David F. Nolan, an alumni of Massachusetts Institute of Technology writes that in some cultures, calling a person "number 44" is an insult, based on the belief that one person in 44 falls outside the norm. This corresponds to the fact that in a normal Gaussian (bell curve) distribution, 1/44 of a population falls outside the two-sigma point on the curve. The Gaussian theory of distribution was developed by Johann Carl Friedrich Gauss (1777 - 1855), a German mathematician who applied it to theories of astronomy, a field in which Mark Twain was deelply interested. Nolan writes, "I first heard the phrase 'you number 44' in my student days at MIT; I don't think it referred to Twain's story in any way."

_____


Recommended reading:
Centenary Reflections on Mark Twain's No. 44, The Mysterious Stranger.

CONCLUSION

The meaning of "No. 44" and the significance it held for Mark Twain remains a mystery. Scholars who continue to study the manuscripts will likely feel compelled to try and answer the question.

 

_____

REFERENCES

Budd, Louis J. "Another Stab at the Origin of No. 44 as a Name," Mark Twain Circular, July-August 1989.

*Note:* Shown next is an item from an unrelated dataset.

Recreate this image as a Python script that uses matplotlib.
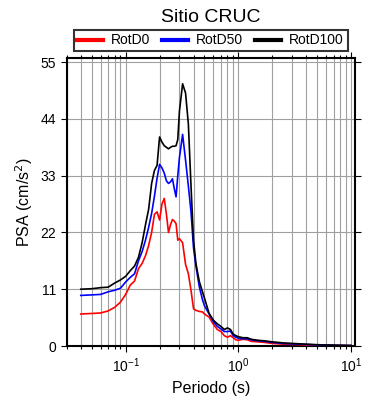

Csicsila, Joseph and Chad Rohman, eds. Centenary Reflections on Mark Twain's No. 44,The Mysteroius Stranger (University of Missouri Press, 2009)

Fanning, Philip Ashley. ""Mark Twain, Orion Clemens, and the Mysterious Stranger," The Mark Twain Annual 2006, Vol. 4 (Mark Twain Circle, 2007).

Gibson, William M. (ed.). Mark Twain's Mysterious Stranger Manuscripts (University of California Press, 1969).

Kahn, Sholom J. Mark Twain's Mysterious Stranger: A Study of the Manuscript Texts (University of Missouri Press, 1978).

Nolan, David F. Personal correspondence, 9 April 2010.

Rasmussen, R. Kent. Mark Twain A to Z (Facts on File, 1995).

Smith, Henry Nash. "Mark Twain's Images of Hannibal." Texas Studies in English, Vol. XXXVII (University of Texas Press, 1958).